### Task to carry out:
Extract everything from the first line through the line with "import plotly.graph_objects as go", both ends included, except for any pictures.

### Data in this exercise:
────

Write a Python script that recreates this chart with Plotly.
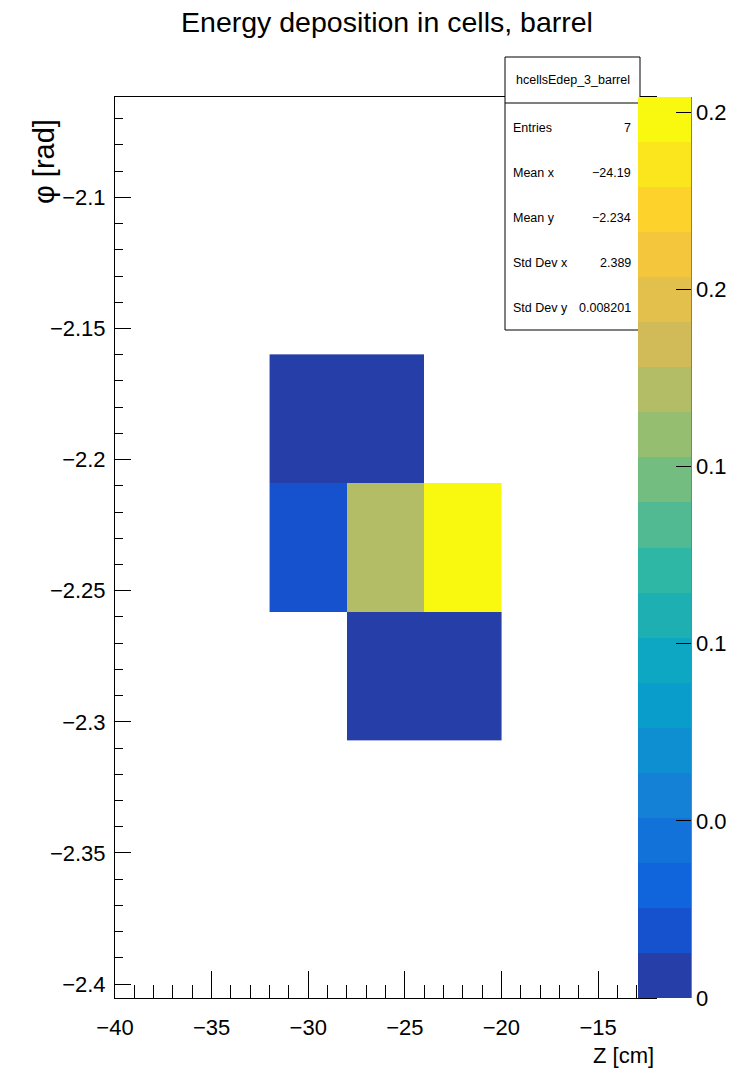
import math
import plotly.graph_objects as go

# ---------------- data ----------------
cell_z = [-30, -26, -30, -26, -22, -26, -22]                     # cell centres, Z [cm]
cell_phi = [-2.1844, -2.1844, -2.2335, -2.2335, -2.2335, -2.2826, -2.2826]  # cell centres, phi [rad]
cell_edep = [0.0035, 0.0025, 0.016, 0.137, 0.2034, 0.004, 0.0055]

x_range = [-40, -12]
y_range = [-2.4053, -2.0617]
cbar_tickvals = [0, 0.04, 0.08, 0.12, 0.16, 0.2]
cbar_ticktext = ["0", "0.0", "0.1", "0.1", "0.2", "0.2"]

stats_name = "hcellsEdep_3_barrel"
stats_labels = ["Entries", "Mean x", "Mean y", "Std Dev x", "Std Dev y"]
stats_values = ["7", "\u221224.19", "\u22122.234", "2.389", "0.008201"]

# ---------------- ROOT kBird palette, 20 contours ----------------
stops = [0.0, 0.125, 0.25, 0.375, 0.5, 0.625, 0.75, 0.875, 1.0]
red = [0.2082, 0.0592, 0.0780, 0.0232, 0.1802, 0.5301, 0.8186, 0.9956, 0.9764]
green = [0.1664, 0.3599, 0.5041, 0.6419, 0.7178, 0.7492, 0.7328, 0.7862, 0.9832]
blue = [0.5293, 0.8684, 0.8385, 0.7914, 0.6425, 0.4662, 0.3499, 0.1968, 0.0539]
NCOL = 255
palette = []
for g in range(1, len(stops)):
    n = int(math.floor(NCOL * stops[g]) - math.floor(NCOL * stops[g - 1]))
    for c in range(n):
        r = red[g - 1] + c * (red[g] - red[g - 1]) / n
        gg = green[g - 1] + c * (green[g] - green[g - 1]) / n
        b = blue[g - 1] + c * (blue[g] - blue[g - 1]) / n
        palette.append((r, gg, b))
NDIV = 20
band_colors = []
for i in range(NDIV):
    idx = min(int((i + 0.99) * NCOL / NDIV), len(palette) - 1)
    r, gg, b = palette[idx]
    band_colors.append("rgb(%d,%d,%d)" % (round(r * 255), round(gg * 255), round(b * 255)))
colorscale = []
for i, col in enumerate(band_colors):
    colorscale.append([i / NDIV, col])
    colorscale.append([(i + 1) / NDIV, col])

zmax = max(cell_edep)

# ---------------- grid ----------------
xs = sorted(set(cell_z))
ys = sorted(set(cell_phi))
grid = [[None for _ in xs] for _ in ys]
for zc, pc, v in zip(cell_z, cell_phi, cell_edep):
    grid[ys.index(pc)][xs.index(zc)] = v

# ---------------- geometry (screen pixels) ----------------
W, H = 743, 1071
L, R, T, B = 115, 656, 97, 998
PW, PH = R - L, B - T


def px(x):
    return (x - L) / PW


def py(y):
    return (B - y) / PH


FONT = "Liberation Sans, Arial, Helvetica, sans-serif"

fig = go.Figure()
fig.add_trace(go.Heatmap(
    x=xs, y=ys, z=grid, zmin=0, zmax=zmax, zsmooth=False,
    colorscale=colorscale, hoverongaps=False,
    colorbar=dict(
        x=px(638), xanchor="left", xref="paper", xpad=0,
        y=0, yanchor="bottom", len=1, lenmode="fraction", ypad=0,
        thickness=53, thicknessmode="pixels", outlinewidth=0,
        tickmode="array", tickvals=cbar_tickvals, ticktext=cbar_ticktext,
        ticks="inside", ticklen=15, tickcolor="black", tickwidth=1,
        tickfont=dict(family=FONT, size=22, color="black"),
    ),
))

shapes = []
# palette axis line
shapes.append(dict(type="line", xref="paper", yref="paper", x0=px(691), x1=px(691),
                   y0=0, y1=1, line=dict(color="black", width=1), layer="above"))
# stats box
shapes.append(dict(type="rect", xref="paper", yref="paper", x0=px(505), x1=px(640),
                   y0=py(330), y1=py(57), line=dict(color="black", width=1),
                   fillcolor="white", layer="above"))
shapes.append(dict(type="line", xref="paper", yref="paper", x0=px(505), x1=px(640),
                   y0=py(103), y1=py(103), line=dict(color="black", width=1), layer="above"))

ann = []
ann.append(dict(text=stats_name, xref="paper", yref="paper", x=px(572.5), y=py(80),
                xanchor="center", yanchor="middle", showarrow=False,
                font=dict(family=FONT, size=12.5, color="black")))
for k, (lab, val) in enumerate(zip(stats_labels, stats_values)):
    yy = 128 + 45 * k
    ann.append(dict(text=lab, xref="paper", yref="paper", x=px(511), y=py(yy),
                    xanchor="left", yanchor="middle", showarrow=False,
                    font=dict(family=FONT, size=12.5, color="black")))
    ann.append(dict(text=val, xref="paper", yref="paper", x=px(633), y=py(yy),
                    xanchor="right", yanchor="middle", showarrow=False,
                    font=dict(family=FONT, size=12.5, color="black")))
# axis titles
ann.append(dict(text="Z [cm]", xref="paper", yref="paper", x=1.0, y=py(1055),
                xanchor="right", yanchor="middle", showarrow=False,
                font=dict(family=FONT, size=22, color="black")))
ann.append(dict(text="\u03c6 [rad]", xref="paper", yref="paper", x=px(44), y=py(162),
                xanchor="center", yanchor="middle", showarrow=False, textangle=-90,
                font=dict(family=FONT, size=29, color="black")))

fig.update_layout(
    width=W, height=H,
    margin=dict(l=L, r=W - R, t=T, b=H - B, autoexpand=False),
    paper_bgcolor="white", plot_bgcolor="white",
    title=dict(text="Energy deposition in cells, barrel", x=px(387), xref="paper",
               xanchor="center", y=1 - 22 / H, yref="container", yanchor="middle",
               font=dict(family=FONT, size=28.5, color="black")),
    shapes=shapes, annotations=ann,
    xaxis=dict(range=x_range, showgrid=False, zeroline=False,
               showline=True, mirror=True, linecolor="black", linewidth=1,
               ticks="inside", ticklen=27, tickcolor="black", tickwidth=1,
               tick0=-40, dtick=5, ticklabelstandoff=10,
               minor=dict(dtick=1, ticks="inside", ticklen=13, tickcolor="black", tickwidth=1, showgrid=False),
               tickfont=dict(family=FONT, size=22, color="black")),
    yaxis=dict(range=y_range, showgrid=False, zeroline=False,
               showline=True, mirror=True, linecolor="black", linewidth=1,
               ticks="inside", ticklen=16, tickcolor="black", tickwidth=1,
               tick0=0, dtick=0.05, ticklabelstandoff=4,
               minor=dict(dtick=0.01, ticks="inside", ticklen=8, tickcolor="black", tickwidth=1, showgrid=False),
               tickfont=dict(family=FONT, size=22, color="black")),
)

fig.write_html("out.html", config={"displayModeBar": False, "staticPlot": True},
               post_script="document.body.style.margin='0px';")
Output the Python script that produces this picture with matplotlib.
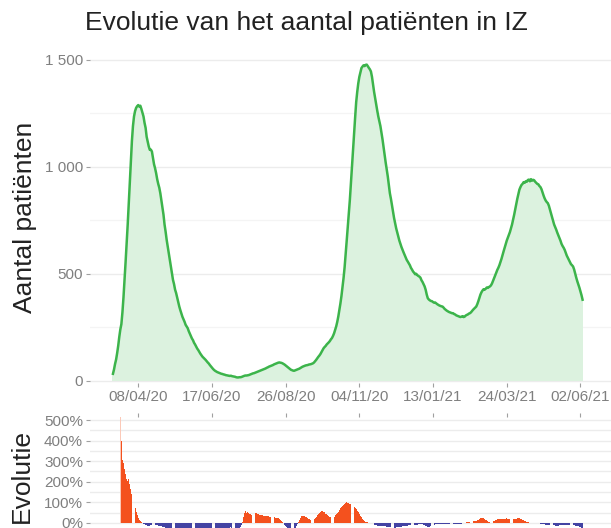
import numpy as np
import pandas as pd
import matplotlib as mpl
mpl.use('Agg')
import matplotlib.pyplot as plt
import matplotlib.dates as mdates
from matplotlib.ticker import FuncFormatter, MultipleLocator

plt.rcParams['font.family'] = ['Liberation Sans', 'DejaVu Sans']

# patients in intensive care, one value per day from 15/03/2020
start_date = '2020-03-15'
icu_patients = [
    33, 53, 79, 100, 130, 164, 205,
    240, 265, 320, 390, 470, 555, 640,
    730, 830, 930, 1030, 1120, 1190, 1235,
    1260, 1275, 1283, 1288, 1281, 1285, 1270,
    1252, 1235, 1205, 1182, 1140, 1118, 1095,
    1079, 1080, 1071, 1040, 1012, 993, 970,
    942, 920, 902, 876, 842, 807, 776,
    730, 697, 659, 628, 594, 565, 537,
    503, 472, 452, 426, 410, 389, 367,
    347, 330, 315, 299, 288, 276, 262,
    254, 246, 232, 221, 209, 198, 190,
    178, 170, 160, 151, 144, 135, 127,
    120, 113, 108, 103, 98, 92, 86,
    81, 74, 68, 62, 56, 51, 47,
    44, 41, 39, 37, 35, 33, 32,
    30, 29, 27, 26, 25, 24, 23,
    24, 22, 21, 20, 19, 17, 16,
    16, 17, 17, 18, 20, 22, 24,
    25, 25, 26, 27, 29, 31, 33,
    35, 36, 38, 40, 42, 44, 46,
    48, 50, 52, 54, 56, 58, 61,
    63, 66, 68, 70, 72, 74, 77,
    79, 81, 83, 85, 86, 85, 84,
    82, 79, 76, 72, 68, 64, 60,
    56, 52, 50, 48, 47, 49, 51,
    53, 55, 57, 60, 63, 66, 68,
    70, 72, 73, 74, 76, 77, 78,
    80, 82, 86, 92, 98, 105, 112,
    118, 125, 134, 143, 152, 158, 163,
    170, 175, 180, 186, 194, 200, 210,
    222, 238, 254, 275, 300, 329, 361,
    396, 436, 480, 530, 590, 655, 718,
    781, 846, 920, 1000, 1079, 1150, 1230,
    1302, 1350, 1390, 1420, 1440, 1461, 1468,
    1474, 1470, 1476, 1477, 1470, 1462, 1455,
    1445, 1420, 1385, 1350, 1320, 1290, 1262,
    1235, 1212, 1190, 1160, 1128, 1092, 1055,
    1020, 988, 955, 915, 876, 850, 820,
    792, 760, 735, 712, 693, 675, 655,
    640, 625, 612, 600, 588, 575, 565,
    557, 548, 540, 528, 520, 511, 505,
    498, 500, 494, 490, 487, 482, 470,
    462, 451, 441, 425, 403, 386, 380,
    376, 373, 372, 368, 365, 366, 362,
    358, 355, 352, 350, 348, 347, 342,
    336, 332, 328, 325, 322, 320, 318,
    316, 316, 312, 310, 306, 304, 302,
    300, 298, 300, 302, 298, 300, 305,
    308, 310, 314, 316, 320, 326, 332,
    337, 342, 347, 358, 372, 388, 403,
    414, 422, 428, 426, 430, 436, 434,
    438, 441, 446, 455, 468, 480, 492,
    505, 518, 528, 540, 555, 570, 588,
    605, 622, 640, 655, 668, 682, 695,
    712, 730, 752, 775, 800, 825, 850,
    872, 893, 905, 915, 920, 928, 925,
    932, 930, 938, 940, 932, 942, 935,
    939, 937, 930, 925, 920, 918, 910,
    905, 895, 880, 865, 852, 842, 835,
    830, 818, 800, 782, 765, 748, 730,
    718, 706, 692, 680, 668, 655, 640,
    630, 622, 612, 598, 585, 575, 565,
    556, 545, 540, 534, 520, 500, 482,
    465, 450, 435, 418, 400, 379,
]
tick_dates = ['2020-04-08', '2020-06-17', '2020-08-26', '2020-11-04',
              '2021-01-13', '2021-03-24', '2021-06-02']
y_ticks = [0, 500, 1000, 1500]
evo_ticks = [0, 100, 200, 300, 400, 500]

title = 'Evolutie van het aantal patiënten in IZ'
ylabel_top = 'Aantal patiënten'
ylabel_bottom = 'Evolutie'

green = '#3cb44b'
green_fill = '#dcf2df'
red = '#f4511e'
blue = '#4343a3'
grid_col = '#ececec'
label_col = '#7f7f7f'

df = pd.DataFrame({'icu': icu_patients},
                  index=pd.date_range(start_date, periods=len(icu_patients), freq='D'))
# weekly evolution in percent
df['evo'] = df['icu'].pct_change(7) * 100
days = mdates.date2num(df.index.to_pydatetime())

W, H = 611, 528
fig = plt.figure(figsize=(W / 100, H / 100), dpi=100)
ax1 = fig.add_axes([90 / W, 1 - 383 / H, 1 - 90 / W, (383 - 49) / H])
ax2 = fig.add_axes([90 / W, 0, 1 - 90 / W, (528 - 417) / H])

x0 = days[0]
for ax in (ax1, ax2):
    ax.set_xlim(x0 - 21.8, x0 + 473)
    for s in ax.spines.values():
        s.set_visible(False)
    ax.set_axisbelow(True)
    ax.set_xticks(mdates.date2num(pd.to_datetime(tick_dates).to_pydatetime()))
    ax.tick_params(length=3, width=0.8, color='#a0a0a0', labelcolor=label_col,
                   labelsize=11, pad=2)

# top panel
ax1.bar(days, df['icu'], width=1.0, color=green_fill, linewidth=0)
ax1.plot(days, df['icu'], color=green, lw=1.8, solid_joinstyle='round')
ax1.set_ylim(-10, 1550)
ax1.set_yticks(y_ticks)
ax1.yaxis.set_minor_locator(MultipleLocator(250))
ax1.tick_params(axis='y', which='minor', length=0)
ax1.yaxis.set_major_formatter(FuncFormatter(lambda v, p: f'{int(v):,}'.replace(',', ' ')))
ax1.xaxis.set_major_formatter(FuncFormatter(lambda v, p: mdates.num2date(v).strftime('%d/%m/%y')))
ax1.grid(axis='y', which='major', color=grid_col, lw=1.0)
ax1.grid(axis='y', which='minor', color='#f4f4f4', lw=0.9)

# bottom panel
top_lim = 515
evo = df['evo'].values
mask = ~np.isnan(evo)
cols = []
for v in evo[mask]:
    if v > top_lim:
        cols.append('#fbc9b8')
    elif v >= 0:
        cols.append(red)
    else:
        cols.append(blue)
ax2.bar(days[mask], evo[mask], width=0.85, color=cols, linewidth=0)
ax2.set_ylim(-25, top_lim)
ax2.set_yticks(evo_ticks)
ax2.yaxis.set_minor_locator(MultipleLocator(50))
ax2.tick_params(axis='y', which='minor', length=0)
ax2.yaxis.set_major_formatter(FuncFormatter(lambda v, p: f'{int(v)}%'))
ax2.xaxis.tick_top()
ax2.tick_params(axis='x', labeltop=False, labelbottom=False)
ax2.grid(axis='y', which='both', color=grid_col, lw=1.0)

fig.text(306 / W, 1 - 23 / H, title, ha='center', va='center', fontsize=19, color='#222222')
fig.text(25 / W, 1 - 217 / H, ylabel_top, ha='center', va='center', rotation=90,
         fontsize=19, color='#222222')
fig.text(22 / W, 1 - 476 / H, ylabel_bottom, ha='center', va='center', rotation=90,
         fontsize=19, color='#222222')

fig.savefig('out.png', dpi=100)
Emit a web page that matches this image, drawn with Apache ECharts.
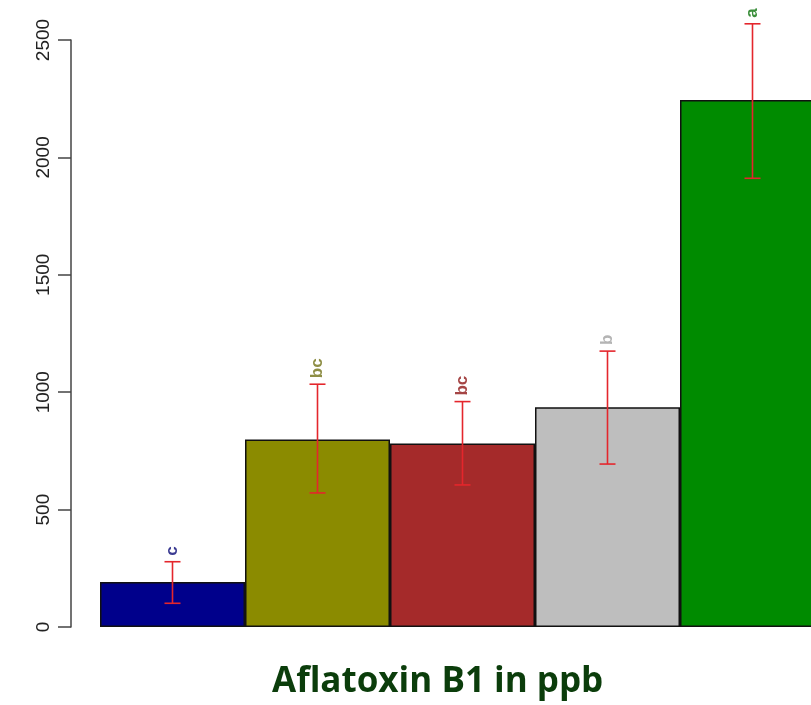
<!DOCTYPE html>
<html>
<head>
<meta charset="utf-8">
<script src="https://cdn.jsdelivr.net/npm/echarts@6/dist/echarts.min.js"></script>
<style>
  html, body { margin: 0; padding: 0; background: #fff; }
  #chart { width: 811px; height: 705px; }
</style>
</head>
<body>
<div id="chart"></div>
<script>
// groups (not labelled on the picture)
var categories = ['G1', 'G2', 'G3', 'G4', 'G5'];
var means = [192, 799, 782, 936, 2244];
var errLow = [101, 571, 605, 694, 1911];
var errHigh = [278, 1034, 960, 1175, 2569];
var letters = ['c', 'bc', 'bc', 'b', 'a'];
var yTicks = [0, 500, 1000, 1500, 2000, 2500];

var barColors = ['#00008b', '#8b8b00', '#a52a2a', '#bebebe', '#008b00'];
var letterColors = ['#3b3b92', '#8e8e45', '#a54545', '#b4b4b4', '#3c8f3c'];

var chart = echarts.init(document.getElementById('chart'), null, {renderer: 'canvas'});

var errData = categories.map(function (c, i) {
  return [i, errLow[i], errHigh[i]];
});

chart.setOption({
  animation: false,
  backgroundColor: '#fff',
  grid: {left: 100, width: 725, top: 40, bottom: 78, outerBoundsMode: 'none'},
  title: {
    text: 'Aflatoxin B1 in ppb',
    left: 267,
    top: 660,
    textStyle: {fontFamily: 'Open Sans', fontWeight: 'bold', fontSize: 35, color: '#0b3d0b'}
  },
  xAxis: {
    type: 'category',
    data: categories,
    show: false
  },
  yAxis: {
    type: 'value',
    min: 0,
    max: 2500,
    interval: 500,
    offset: 29,
    splitLine: {show: false},
    axisLine: {show: true, lineStyle: {color: '#444', width: 1.5}},
    axisTick: {show: true, length: 13, lineStyle: {color: '#444', width: 1.5}},
    axisLabel: {
      rotate: 90,
      margin: 18,
      fontFamily: 'Liberation Sans',
      fontSize: 19,
      color: '#222',
      formatter: function (v) { return yTicks.indexOf(v) >= 0 ? String(v) : ''; }
    }
  },
  series: [
    {
      type: 'bar',
      data: means.map(function (v, i) {
        return {value: v, itemStyle: {color: barColors[i]}};
      }),
      barWidth: '100%',
      barCategoryGap: 0,
      itemStyle: {borderColor: '#111', borderWidth: 1.5}
    },
    {
      type: 'custom',
      data: errData,
      clip: false,
      encode: {x: 0, y: [1, 2]},
      z: 10,
      renderItem: function (params, api) {
        var i = api.value(0);
        var lo = api.coord([i, api.value(1)]);
        var hi = api.coord([i, api.value(2)]);
        var half = 8;
        var st = {stroke: '#e4262c', lineWidth: 1.6};
        return {
          type: 'group',
          children: [
            {type: 'line', shape: {x1: hi[0], y1: hi[1], x2: lo[0], y2: lo[1]}, style: st},
            {type: 'line', shape: {x1: hi[0] - half, y1: hi[1], x2: hi[0] + half, y2: hi[1]}, style: st},
            {type: 'line', shape: {x1: lo[0] - half, y1: lo[1], x2: lo[0] + half, y2: lo[1]}, style: st},
            {
              type: 'text',
              x: hi[0],
              y: hi[1] - 6,
              rotation: Math.PI / 2,
              style: {
                text: letters[params.dataIndex],
                fill: letterColors[params.dataIndex],
                font: 'bold 17px "Liberation Sans"',
                align: 'left',
                verticalAlign: 'middle'
              }
            }
          ]
        };
      }
    }
  ]
});
</script>
</body>
</html>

────

### Result:
Write a Python script that recreates this chart with Plotly.
import math
import plotly.graph_objects as go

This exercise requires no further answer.